→ Requirements:
Only the lines from the start of the data through the line containing "const FONT = 'Liberation" should be written out, exactly as they are, with both ends included and the pictures left out.

→ Data block:
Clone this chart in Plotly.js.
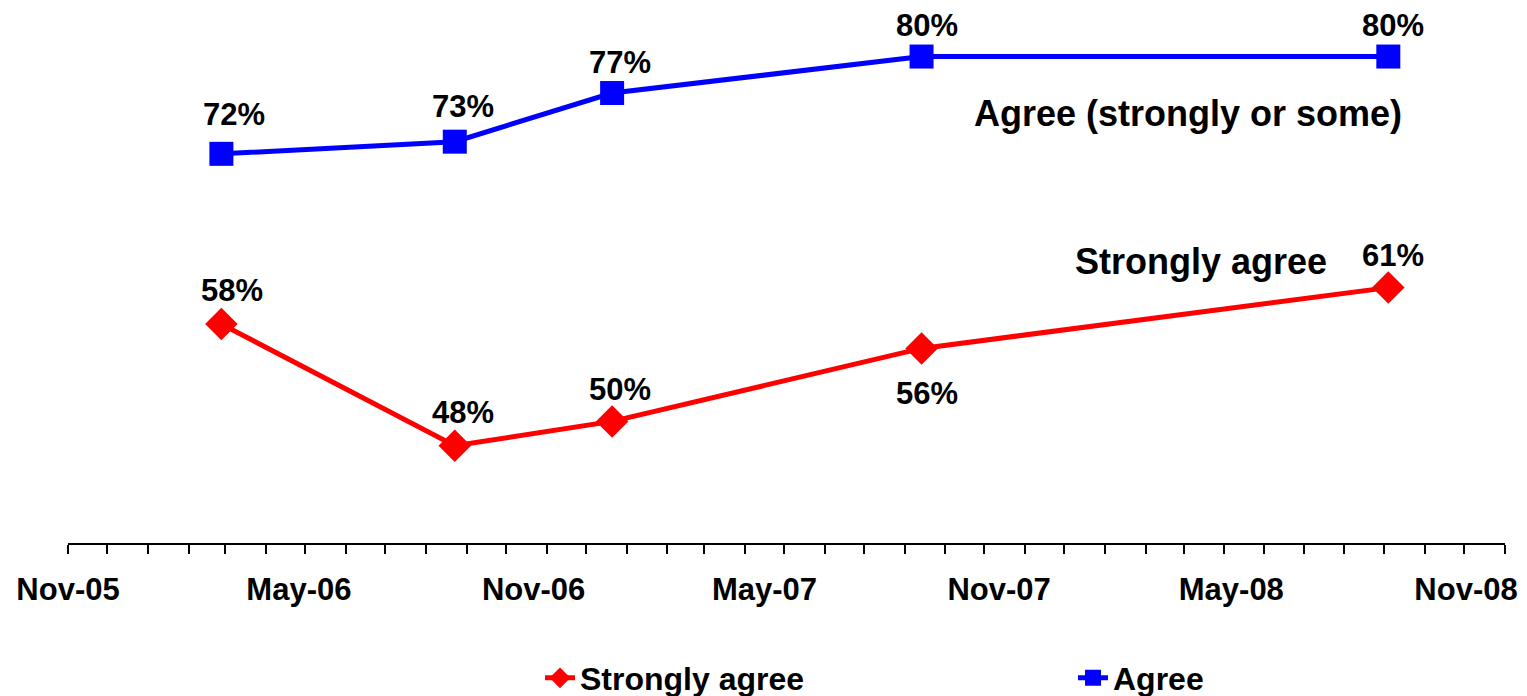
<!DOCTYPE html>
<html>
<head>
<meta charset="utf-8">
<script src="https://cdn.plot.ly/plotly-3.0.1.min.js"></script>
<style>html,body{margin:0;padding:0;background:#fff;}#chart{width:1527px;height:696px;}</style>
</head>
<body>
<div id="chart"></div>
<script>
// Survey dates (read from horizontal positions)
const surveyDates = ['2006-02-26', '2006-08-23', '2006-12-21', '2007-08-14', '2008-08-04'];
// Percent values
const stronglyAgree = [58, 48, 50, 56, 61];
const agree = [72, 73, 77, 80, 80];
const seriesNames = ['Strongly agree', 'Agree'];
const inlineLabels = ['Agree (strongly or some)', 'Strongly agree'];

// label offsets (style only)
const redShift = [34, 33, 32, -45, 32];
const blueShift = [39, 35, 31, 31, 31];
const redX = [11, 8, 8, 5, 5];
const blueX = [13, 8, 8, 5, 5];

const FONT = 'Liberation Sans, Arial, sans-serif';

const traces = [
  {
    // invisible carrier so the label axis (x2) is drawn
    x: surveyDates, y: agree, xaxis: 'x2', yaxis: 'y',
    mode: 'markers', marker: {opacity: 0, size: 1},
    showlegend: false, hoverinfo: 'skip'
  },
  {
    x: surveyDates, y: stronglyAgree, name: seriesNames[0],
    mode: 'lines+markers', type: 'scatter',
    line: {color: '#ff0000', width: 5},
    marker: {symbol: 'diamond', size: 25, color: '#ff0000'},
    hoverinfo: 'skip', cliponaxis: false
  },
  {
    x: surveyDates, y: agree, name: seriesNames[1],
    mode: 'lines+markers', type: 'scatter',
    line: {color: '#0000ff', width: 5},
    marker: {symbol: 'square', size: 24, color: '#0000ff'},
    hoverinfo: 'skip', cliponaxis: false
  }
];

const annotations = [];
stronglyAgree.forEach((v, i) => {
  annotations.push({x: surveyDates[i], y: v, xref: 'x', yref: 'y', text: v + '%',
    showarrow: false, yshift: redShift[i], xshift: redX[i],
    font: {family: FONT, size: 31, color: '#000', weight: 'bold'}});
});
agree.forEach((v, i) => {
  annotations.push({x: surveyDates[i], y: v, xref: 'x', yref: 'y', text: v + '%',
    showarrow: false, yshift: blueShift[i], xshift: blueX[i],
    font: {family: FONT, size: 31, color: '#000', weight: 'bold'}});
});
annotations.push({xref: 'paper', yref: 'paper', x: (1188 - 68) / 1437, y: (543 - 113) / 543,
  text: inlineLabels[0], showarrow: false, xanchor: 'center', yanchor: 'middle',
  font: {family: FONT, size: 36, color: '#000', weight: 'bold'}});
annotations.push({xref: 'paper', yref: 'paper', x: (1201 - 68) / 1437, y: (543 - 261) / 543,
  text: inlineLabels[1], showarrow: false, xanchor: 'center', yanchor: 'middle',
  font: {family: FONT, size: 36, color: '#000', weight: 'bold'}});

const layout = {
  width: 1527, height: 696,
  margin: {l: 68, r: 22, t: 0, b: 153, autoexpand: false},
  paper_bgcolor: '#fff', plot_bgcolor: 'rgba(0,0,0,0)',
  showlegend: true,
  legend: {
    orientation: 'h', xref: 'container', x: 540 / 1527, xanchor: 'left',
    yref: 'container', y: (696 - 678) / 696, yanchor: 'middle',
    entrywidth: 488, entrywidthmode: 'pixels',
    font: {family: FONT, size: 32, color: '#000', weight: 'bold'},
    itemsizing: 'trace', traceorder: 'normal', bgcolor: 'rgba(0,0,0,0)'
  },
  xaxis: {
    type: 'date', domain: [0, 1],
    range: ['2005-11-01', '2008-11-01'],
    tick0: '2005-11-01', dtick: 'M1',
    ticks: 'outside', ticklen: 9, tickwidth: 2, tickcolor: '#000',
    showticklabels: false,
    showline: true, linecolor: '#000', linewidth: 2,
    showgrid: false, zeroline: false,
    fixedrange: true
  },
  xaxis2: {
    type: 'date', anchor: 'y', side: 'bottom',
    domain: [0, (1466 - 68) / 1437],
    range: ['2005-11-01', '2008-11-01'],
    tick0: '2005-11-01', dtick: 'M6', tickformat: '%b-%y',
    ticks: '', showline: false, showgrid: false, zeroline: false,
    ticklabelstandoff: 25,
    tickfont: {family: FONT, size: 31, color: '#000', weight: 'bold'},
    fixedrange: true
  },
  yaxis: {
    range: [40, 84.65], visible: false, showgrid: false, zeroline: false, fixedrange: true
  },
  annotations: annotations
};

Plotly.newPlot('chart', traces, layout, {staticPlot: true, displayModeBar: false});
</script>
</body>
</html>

→ Response to this exercise:
Clone this chart in Plotly.js.
<!DOCTYPE html>
<html>
<head>
<meta charset="utf-8">
<script src="https://cdn.plot.ly/plotly-3.0.1.min.js"></script>
<style>html,body{margin:0;padding:0;background:#fff;}#chart{width:1527px;height:696px;}</style>
</head>
<body>
<div id="chart"></div>
<script>
// Survey dates (read from horizontal positions)
const surveyDates = ['2006-02-26', '2006-08-23', '2006-12-21', '2007-08-14', '2008-08-04'];
// Percent values
const stronglyAgree = [58, 48, 50, 56, 61];
const agree = [72, 73, 77, 80, 80];
const seriesNames = ['Strongly agree', 'Agree'];
const inlineLabels = ['Agree (strongly or some)', 'Strongly agree'];

// label offsets (style only)
const redShift = [34, 33, 32, -45, 32];
const blueShift = [39, 35, 31, 31, 31];
const redX = [11, 8, 8, 5, 5];
const blueX = [13, 8, 8, 5, 5];

const FONT = 'Liberation Sans, Arial, sans-serif';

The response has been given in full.